▶ [Material provided]
+ + +
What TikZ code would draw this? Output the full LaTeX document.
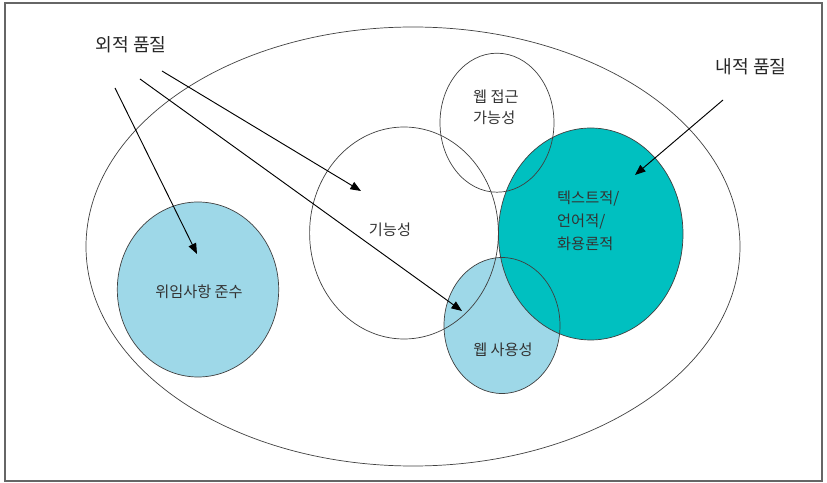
\documentclass[tikz,border=0pt]{standalone}
\usepackage{fontspec}
\newfontfamily\kofont{Noto Sans CJK KR}
\usetikzlibrary{arrows.meta}
\definecolor{lightsea}{RGB}{158,216,232}
\definecolor{deepteal}{RGB}{0,192,192}

\begin{document}
\begin{tikzpicture}[
    x=0.03cm, y=-0.03cm,
    ring/.style={draw=black!75, line width=0.6pt},
    outlbl/.style={font=\kofont\fontsize{15.5}{18}\selectfont, text=black!85, inner sep=0pt},
    inlbl/.style={font=\kofont\fontsize{13}{18}\selectfont, text=black!80,
                  align=left, inner sep=0pt},
    pointer/.style={-{Triangle[length=9pt, width=7pt]}, line width=0.8pt, black},
]
  \useasboundingbox (0,0) rectangle (827,483);
  \draw[black!60, line width=1pt] (5,3) rectangle (822,481);

  % ---- fills ----
  \fill[lightsea] (198,289.5) ellipse (80.7 and 87.5);
  \fill[lightsea] (502,325.5) ellipse (58 and 68);
  \fill[deepteal] (590.7,234) ellipse (92.3 and 106);

  % ---- outlines ----
  \draw[ring] (413,246.5) ellipse (327 and 219.5);
  \draw[ring] (198,289.5) ellipse (80.7 and 87.5);
  \draw[ring] (404,233) ellipse (94.4 and 106);
  \draw[ring] (497,122.7) ellipse (57 and 69.5);
  \draw[ring] (590.7,234) ellipse (92.3 and 106);
  \draw[ring] (502,325.5) ellipse (58 and 68);

  % ---- labels ----
  \node[outlbl] (extq) at (131,45) {외적 품질};
  \node[outlbl] (intq) at (751,67) {내적 품질};
  \node[inlbl, anchor=west] (access) at (473,107) {웹 접근\\가능성};
  \node[inlbl, anchor=west, font=\kofont\fontsize{13}{19.5}\selectfont]
    (textual) at (557,221) {텍스트적/\\언어적/\\화용론적};
  \node[inlbl] (func) at (390,230) {기능성};
  \node[inlbl] (mandate) at (199,292) {위임사항 준수};
  \node[inlbl] (usab) at (503,350) {웹 사용성};

  % ---- arrows ----
  \coordinate (a1s) at (115,88);   \coordinate (a1t) at (197,254);
  \coordinate (a2s) at (162,71);   \coordinate (a2t) at (361,191);
  \coordinate (a3s) at (140,79);   \coordinate (a3t) at (462,311);
  \coordinate (a4s) at (723,100);  \coordinate (a4t) at (635,175);
  \draw[pointer] (a1s) -- (a1t);
  \draw[pointer] (a2s) -- (a2t);
  \draw[pointer] (a3s) -- (a3t);
  \draw[pointer] (a4s) -- (a4t);
\end{tikzpicture}
\end{document}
+ + +
▶ [Set task] Make an exact copy of the lines from the top of the material through the line with "(5,3) rectangle (822,481);", pictures excluded.

▶ [Final result]
What TikZ code would draw this? Output the full LaTeX document.
\documentclass[tikz,border=0pt]{standalone}
\usepackage{fontspec}
\newfontfamily\kofont{Noto Sans CJK KR}
\usetikzlibrary{arrows.meta}
\definecolor{lightsea}{RGB}{158,216,232}
\definecolor{deepteal}{RGB}{0,192,192}

\begin{document}
\begin{tikzpicture}[
    x=0.03cm, y=-0.03cm,
    ring/.style={draw=black!75, line width=0.6pt},
    outlbl/.style={font=\kofont\fontsize{15.5}{18}\selectfont, text=black!85, inner sep=0pt},
    inlbl/.style={font=\kofont\fontsize{13}{18}\selectfont, text=black!80,
                  align=left, inner sep=0pt},
    pointer/.style={-{Triangle[length=9pt, width=7pt]}, line width=0.8pt, black},
]
  \useasboundingbox (0,0) rectangle (827,483);
  \draw[black!60, line width=1pt] (5,3) rectangle (822,481);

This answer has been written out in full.